The lawsuit claimed John Dalton, owner of five franchises in North and South Carolina, instructed employees to find reasons not to rent vehicles to blacks and that Avis executives were aware of the practice and did nothing to stop it.
A former station manager at the Wilmington Avis franchise, Kenneth Ross Jessup, said that Dalton told him that he classified potential customers by the color of their skin. "He told his employees to make it more difficult for black individuals who did not appear wealthy or have corporate sponsorship to rent cars than similarly situated white individuals," Jessup said in an affidavit.
"He told his employees to look for reasons to deny rentals to black customers,"Jessup said in the affidavit. "If a black customer expressed an intention to drive a long distance in a short amount of time, he instructed his employees to deny the rental on safety grounds.
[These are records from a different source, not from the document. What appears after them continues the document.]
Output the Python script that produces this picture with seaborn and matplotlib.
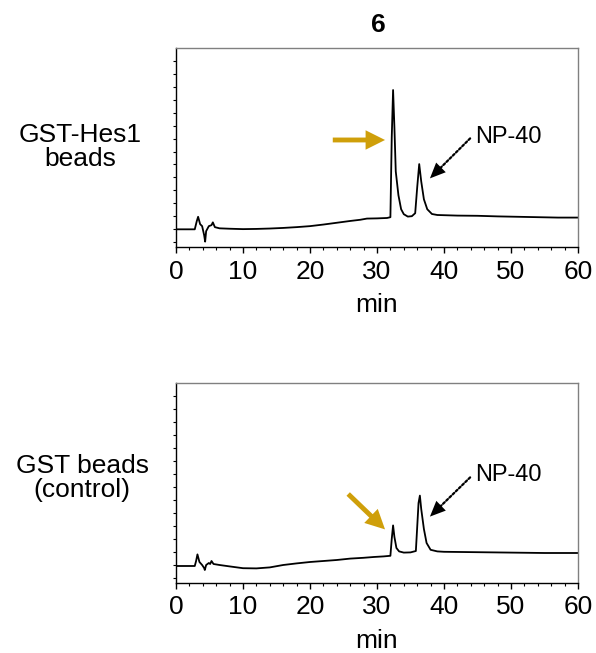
import numpy as np
import pandas as pd
import matplotlib.pyplot as plt
import seaborn as sns

sns.set_style("ticks")
plt.rcParams['font.family'] = ['Liberation Sans', 'DejaVu Sans']
plt.rcParams['text.color'] = 'black'
plt.rcParams['xtick.color'] = 'black'
plt.rcParams['ytick.color'] = 'black'
plt.rcParams['axes.labelcolor'] = 'black'

# retention time (min) and detector signal (arbitrary units, 0-100 of plot height)
hes1_time = [0, 2.8, 3.1, 3.3, 3.6, 3.9, 4.2, 4.35, 4.5, 4.9, 5.3, 5.5, 5.8, 6.5, 8, 10,
             12, 14, 16, 18, 20, 22, 24, 26, 27.5, 28.5, 30, 31.5, 32.0, 32.2, 32.4,
             32.6, 32.8, 33.2, 33.6, 34.0, 34.6, 35.2, 35.7, 36.0, 36.3, 36.6, 37.0,
             37.5, 38.2, 39, 40, 42, 45, 48, 51, 54, 57, 60]
hes1_signal = [8.9, 8.9, 13, 15.2, 11.5, 10.5, 6, 2.7, 8, 10.5, 11, 12.4, 10, 9.4, 9.2, 9.0,
               9.1, 9.3, 9.6, 10.0, 10.5, 11.3, 12.2, 13.1, 13.7, 14.3, 14.4, 14.6, 15, 55, 78.9,
               60, 38, 26, 19, 16.5, 15.3, 15.5, 17, 30, 41.7, 33, 24,
               19, 16.6, 16.1, 16.0, 15.8, 15.7, 15.4, 15.2, 15.0, 14.8, 14.8]

ctrl_time = [0, 2.8, 3.0, 3.2, 3.5, 3.9, 4.2, 4.3, 4.5, 4.9, 5.1, 5.3, 5.6, 6.5, 8, 10,
             12, 14, 16, 18, 20, 22, 24, 26, 28, 29.5, 31, 32.0, 32.2, 32.4, 32.6, 32.9,
             33.3, 34, 35, 35.8, 36.0, 36.2, 36.4, 36.6, 37.0, 37.4, 38.0, 39, 40, 45,
             50, 55, 60]
ctrl_signal = [8.5, 8.5, 11, 14.3, 10.5, 9, 7.5, 6.5, 9, 10, 9.5, 11, 9.5, 9, 8.3, 7.4,
               7.3, 7.8, 9.0, 9.8, 10.5, 11.0, 11.5, 12.2, 12.6, 13.0, 13.3, 13.6, 22, 28.8, 23, 17.5,
               15.8, 15.2, 15.3, 16, 28, 40, 43.7, 37, 27, 20, 16.6, 15.8, 15.6, 15.4,
               15.2, 15.0, 15.0]

panel_labels = ["GST-Hes1\nbeads", "GST beads\n(control)"]
peak_label = "NP-40"
gold = "#CF9F0A"

fig = plt.figure(figsize=(5.96, 6.53), dpi=100)
ax1 = fig.add_axes([0.2953, 0.6217, 0.6745, 0.3047])
ax2 = fig.add_axes([0.2953, 0.1072, 0.6745, 0.3063])

traces = [(hes1_time, hes1_signal), (ctrl_time, ctrl_signal)]
for ax, (t, s) in zip([ax1, ax2], traces):
    df = pd.DataFrame({"min": t, "signal": s})
    sns.lineplot(data=df, x="min", y="signal", ax=ax, color="black", lw=1.3)
    ax.set_xlim(0, 60)
    ax.set_ylim(0, 100)
    ax.set_xticks(np.arange(0, 61, 10))
    ax.set_xticks(np.arange(0, 61, 2), minor=True)
    ax.set_yticks(np.arange(2.5, 100, 6.5))
    ax.set_yticklabels([])
    ax.tick_params(axis="x", which="major", length=4, width=1, labelsize=19, pad=5)
    ax.tick_params(axis="x", which="minor", length=2.5, width=0.8)
    ax.tick_params(axis="y", length=2.5, width=0.8)
    ax.set_ylabel("")
    ax.set_xlabel("min", fontsize=19, labelpad=7)
    for side in ["top", "right"]:
        ax.spines[side].set_color("#808080")
        ax.spines[side].set_linewidth(1)
    for side in ["left", "bottom"]:
        ax.spines[side].set_color("black")
        ax.spines[side].set_linewidth(1)

gold_style = "simple,head_length=1.0,head_width=1.0,tail_width=0.25"


def dotted_arrow(ax, tip, start):
    # dotted shaft, then a solid filled head on top
    ax.annotate("", xy=tip, xytext=start,
                arrowprops=dict(arrowstyle="-", color="black", shrinkA=0, shrinkB=4,
                                lw=1.6, linestyle=(0, (1, 1))))
    back = (tip[0] + 0.3 * (start[0] - tip[0]), tip[1] + 0.3 * (start[1] - tip[1]))
    ax.annotate("", xy=tip, xytext=back,
                arrowprops=dict(arrowstyle="-|>,head_length=0.8,head_width=0.35",
                                color="black", mutation_scale=14, shrinkA=0, shrinkB=0,
                                lw=0))


# top panel annotations
ax1.annotate("", xy=(31.2, 53.8), xytext=(23.4, 53.8),
             arrowprops=dict(arrowstyle=gold_style, color=gold, mutation_scale=14,
                             shrinkA=0, shrinkB=0, lw=0))
dotted_arrow(ax1, (37.9, 34.5), (43.9, 54.6))
ax1.text(49.6, 55.4, peak_label, fontsize=17, ha="center", va="center")

# bottom panel annotations
ax2.annotate("", xy=(31.2, 26.8), xytext=(25.7, 44.5),
             arrowprops=dict(arrowstyle=gold_style, color=gold, mutation_scale=14,
                             shrinkA=0, shrinkB=0, lw=0))
dotted_arrow(ax2, (37.9, 33.2), (43.9, 52.8))
ax2.text(49.6, 54, peak_label, fontsize=17, ha="center", va="center")

fig.text(378 / 596, 1 - 25 / 653, "6", fontsize=19, fontweight="bold",
         ha="center", va="center")
fig.text(80 / 596, 1 - 147 / 653, panel_labels[0], fontsize=19, ha="center",
         va="center", linespacing=1.05)
fig.text(82 / 596, 1 - 478 / 653, panel_labels[1], fontsize=19, ha="center",
         va="center", linespacing=1.05)

fig.savefig("out.png", dpi=100)
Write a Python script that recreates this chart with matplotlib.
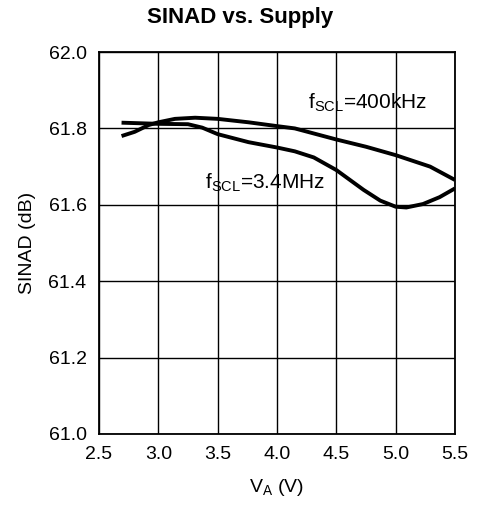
import numpy as np
import matplotlib.pyplot as plt

plt.rcParams['font.family'] = ['Liberation Sans', 'DejaVu Sans']
plt.rcParams['mathtext.fontset'] = 'custom'
plt.rcParams['mathtext.rm'] = 'Liberation Sans'

# --- Data ---
va_400k = [2.69, 2.80, 2.92, 3.00, 3.14, 3.31, 3.50, 3.76, 4.00, 4.15, 4.50, 4.75, 5.00, 5.29, 5.50]
sinad_400k = [61.780, 61.791, 61.809, 61.816, 61.825, 61.828, 61.825, 61.816, 61.806, 61.800,
              61.771, 61.752, 61.730, 61.700, 61.665]

va_3m4 = [2.69, 3.00, 3.25, 3.37, 3.50, 3.76, 4.00, 4.15, 4.31, 4.50, 4.73, 4.87, 5.00, 5.09,
          5.23, 5.37, 5.50]
sinad_3m4 = [61.815, 61.812, 61.811, 61.802, 61.785, 61.764, 61.750, 61.740, 61.724, 61.691,
             61.639, 61.611, 61.595, 61.593, 61.602, 61.620, 61.643]

xticks = [2.5, 3.0, 3.5, 4.0, 4.5, 5.0, 5.5]
yticks = [61.0, 61.2, 61.4, 61.6, 61.8, 62.0]

fig = plt.figure(figsize=(4.82, 5.08), dpi=100)
ax = fig.add_axes([0.2054, 0.1457, 0.7386, 0.7519])

ax.plot(va_400k, sinad_400k, color='black', lw=2.8, solid_capstyle='butt', solid_joinstyle='round')
ax.plot(va_3m4, sinad_3m4, color='black', lw=2.8, solid_capstyle='butt', solid_joinstyle='round')

ax.set_xlim(2.5, 5.5)
ax.set_ylim(61.0, 62.0)
ax.set_xticks(xticks)
ax.set_xticklabels([f'{v:.1f}' for v in xticks])
ax.set_yticks(yticks)
ax.set_yticklabels([f'{v:.1f}' for v in yticks])
ax.tick_params(length=0, labelsize=14, pad=9)
ax.grid(True, color='black', lw=1.0)
for s in ax.spines.values():
    s.set_linewidth(1.3)

ax.text(4.26, 61.853, r'f$_{\mathregular{SCL}}$=400kHz', fontsize=15, ha='left', va='baseline')
ax.text(3.39, 61.644, r'f$_{\mathregular{SCL}}$=3.4MHz', fontsize=15, ha='left', va='baseline')

fig.text(0.499, 1 - 18 / 508, 'SINAD vs. Supply', fontsize=16, fontweight='bold',
         ha='center', va='center')
ax.set_xlabel(r'V$_{\mathregular{A}}$ (V)', fontsize=14, labelpad=10)
ax.set_ylabel('SINAD (dB)', fontsize=14, labelpad=9)

fig.savefig('out.png', dpi=100)
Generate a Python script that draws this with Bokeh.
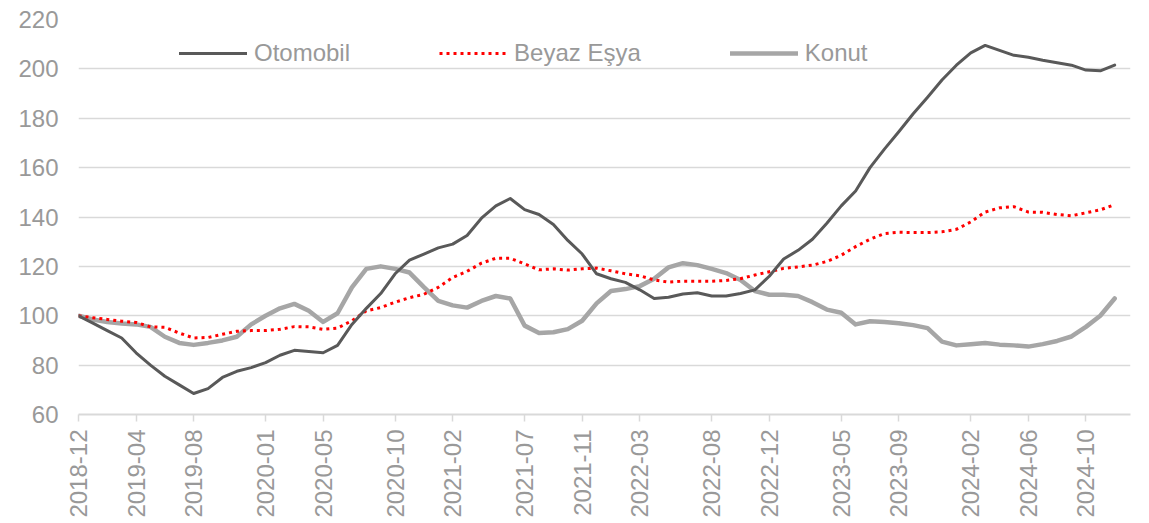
import math
from bokeh.plotting import figure
from bokeh.models import ColumnDataSource, FixedTicker, Legend, LegendItem, Range1d
from bokeh.embed import file_html
from bokeh.resources import INLINE

# ---- data (month index 0 = 2018-12) ----
months = list(range(73))
tick_months = [0, 4, 8, 13, 17, 22, 26, 31, 35, 39, 44, 48, 53, 57, 62, 66, 70]
tick_labels = ["2018-12", "2019-04", "2019-08", "2020-01", "2020-05", "2020-10",
               "2021-02", "2021-07", "2021-11", "2022-03", "2022-08", "2022-12",
               "2023-05", "2023-09", "2024-02", "2024-06", "2024-10"]

otomobil = [100, 97, 94, 91, 85, 80, 75.5, 72, 68.5, 70.5, 75, 77.5, 79, 81, 84, 86,
            85.5, 85, 88, 96.5, 103, 109, 117, 122.5, 125, 127.5, 129, 132.5, 139.5,
            144.5, 147.5, 143, 141, 137, 130.5, 125, 117, 115, 113.5, 110.5, 107, 107.5,
            108.8, 109.3, 108, 108, 109, 110.5, 116, 123, 126.5, 131, 137.5, 144.5,
            150.5, 160, 167.5, 174.5, 181.8, 188.5, 195.5, 201.5, 206.5, 209.5, 207.5,
            205.5, 204.7, 203.5, 202.5, 201.5, 199.5, 199.2, 201.5]

beyaz_esya = [100, 99.2, 98.5, 97.8, 97.3, 95.5, 95.3, 93, 91, 91.2, 92.5, 93.7, 94, 94,
              94.5, 95.6, 95.5, 94.5, 95, 98, 102, 103.3, 105.5, 107.3, 108.7, 111.5,
              115.5, 118, 121.3, 123.3, 123.3, 121, 118.6, 119, 118.5, 119, 119.3, 118.2,
              117, 116.2, 114.5, 113.6, 114, 114, 114, 114.3, 115, 116.5, 117.8, 119.2,
              119.8, 120.5, 122, 124.5, 128, 131, 133.3, 133.8, 133.7, 133.7, 134, 135,
              138, 142, 143.7, 144.2, 142, 141.9, 141, 140.5, 141.7, 142.9, 145]

konut = [100, 98.5, 97.5, 96.9, 96.5, 95.5, 91.5, 89, 88.2, 89, 90, 91.5, 96.5, 100, 103,
         104.8, 102, 97.5, 101, 111.5, 119, 120, 119, 117.5, 111.6, 106, 104.2, 103.3,
         106, 108, 107, 96, 93, 93.3, 94.6, 98, 105, 110, 110.8, 112, 115, 119.6, 121.3,
         120.5, 119, 117.3, 114.5, 110, 108.5, 108.5, 108, 105.5, 102.5, 101.2, 96.5,
         97.8, 97.5, 97, 96.2, 95, 89.5, 88, 88.5, 89, 88.3, 88, 87.5, 88.5, 89.8, 91.6,
         95.5, 100, 107]

src = ColumnDataSource(dict(m=months, oto=otomobil, bey=beyaz_esya, kon=konut))

FONT = "Liberation Sans"
TXT = "#999999"
GRID = "#d9d9d9"

p = figure(width=1141, height=522, output_backend="svg", toolbar_location=None,
           x_range=Range1d(0, 73.1), y_range=Range1d(60, 220),
           min_border_left=78, min_border_right=11, min_border_top=19,
           min_border_bottom=108)
p.outline_line_color = None
p.background_fill_color = "white"
p.border_fill_color = "white"

r_kon = p.line("m", "kon", source=src, line_color="#a6a6a6", line_width=4.5,
               line_join="round", line_cap="round")
r_bey = p.line("m", "bey", source=src, line_color="#ff0000", line_width=3,
               line_dash="3 4", line_join="round")
r_oto = p.line("m", "oto", source=src, line_color="#595959", line_width=3,
               line_join="round", line_cap="round")

# axes
p.xgrid.visible = False
p.ygrid.grid_line_color = GRID
p.ygrid.grid_line_width = 1.5
p.yaxis.ticker = FixedTicker(ticks=[60, 80, 100, 120, 140, 160, 180, 200, 220])
p.yaxis.axis_line_color = None
p.yaxis.major_tick_line_color = None
p.yaxis.minor_tick_line_color = None
p.yaxis.major_label_standoff = 14
p.yaxis.major_label_text_font = FONT
p.yaxis.major_label_text_font_size = "24px"
p.yaxis.major_label_text_color = TXT

p.xaxis.ticker = FixedTicker(ticks=tick_months)
p.xaxis.major_label_overrides = {m: l for m, l in zip(tick_months, tick_labels)}
p.xaxis.major_label_orientation = math.pi / 2
p.xaxis.axis_line_color = GRID
p.xaxis.axis_line_width = 2
p.xaxis.major_tick_line_color = GRID
p.xaxis.major_tick_line_width = 1.5
p.xaxis.major_tick_in = 0
p.xaxis.major_tick_out = 7
p.xaxis.minor_tick_line_color = None
p.xaxis.major_label_standoff = 8
p.xaxis.major_label_text_font = FONT
p.xaxis.major_label_text_font_size = "24px"
p.xaxis.major_label_text_color = TXT

legend = Legend(items=[LegendItem(label="Otomobil", renderers=[r_oto]),
                       LegendItem(label="Beyaz Eşya", renderers=[r_bey]),
                       LegendItem(label="Konut", renderers=[r_kon])],
                orientation="horizontal", location=(101, 347),
                glyph_width=68, glyph_height=26, label_height=26,
                label_standoff=7, spacing=89, padding=0, margin=0,
                border_line_color=None, background_fill_alpha=0,
                label_text_font=FONT, label_text_font_size="24px",
                label_text_color=TXT)
p.add_layout(legend, "center")

open("out.html", "w").write(file_html(p, INLINE))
Black individuals were required to have more credit available on their credit card than similarly situated white individuals."
Avis issued a statement expressing concern about the allegations, saying the company "does not tolerate discriminatory practices of any kind."
"As a franchisor, Avis Inc. is not responsible for any discriminatory practices that may have been carried out by a franchisee or his/her employees," the statement said.
California Shakedown
A coalition of Silicon Valley executives engaged in a last minute shakedown of corporate law firms in an effort to defeat California Proposition 211, a citizen initiative which would have lowered the threshold of proof needed by investors victimized by fraud, thus increasing the liability exposure of executives, accountants, lawyers and stockbrokers engaged in fraudulent transactions.
Prop 211 also would have prohibited companies from insure officers and directors against a fraud suit, a provision that drove corporate executives up the wall and to their checkbooks.
In an October 23 memo to big corporate law firms in California, the executives commend a number of law firms -- including Baker & McKenzie and Gibson, Dunn & Crutcher -- for taking public action against Prop 211. The memo went on to urge those law firms that had yet to take a public stand to do so.
"Following the election, whether 211 wins or loses, the members of our respective organizations will remember which law firms took a leadership role in this important fight," wrote Duane Roth, president of Biocom, and James DeLapa, president of the Software Industry Council, and other executives in their letter to law firms. "Our members may very well consider a law firm's position on 211 when making a determination on the retention of legal services, although that decision is obviously an individual one."
California voters rejected the initiative by an overwhelming 74 to 26 percent margin.
"The wealthy special interests opposing Prop 211 spent $41 million waging the most expensive and misleading initiative campaign in California history to confuse and scare voters," says Lois Wellington of the Congress of California Seniors.
Prop 211 supporters, primarily trial lawyers, raised and spent an estimated $8 million.
In addition to the high-tech firms, Prop 211 opponents included the big six accounting firms, insurance companies, and huge Wall Street brokerage houses that spent tens of millions of dollars successfully lobbying Congress to severely limit federal laws against fraud.
Peddling Arms
The top 25 U.S. arms exporters gave more than $6.5 million in political action committee (PAC) contributions and "soft money" donations during the 1995-1996 election cycle, according to a recent report from the New York City-based World Policy Institute.
More than 23 percent -- $1.6 million in all -- was contributed by just one company -- Lockheed Martin, the Pentagon's top contractor, the nation's top weapons exporting firm and a recipient of merger subsidies from the Pentagon.
The World Policy Institute report, "Peddling Arms, Peddling Influence: Exposing the Arms Export Lobby," found that arms exporting firms have dramatically accelerated their soft money contributions, which rose 46 percent from the 1993-1994 cycle to the most recent one.
"The 104th Congress was a gold mine for weapons exporting companies, so the arms industry lobby is spending at near record levels to keep current incumbents in office," says William Hartung, a senior fellow at the World Policy Institute. "At a time when many domestic programs are on the chopping block, government subsidies for arms exporting corporations actually increased by 8.5 percent, from $7 billion in 1994 to $7.6 billion in 1995. And for the past two years running, Congress has approved billions more in weapons spending than the Pentagon even asked for."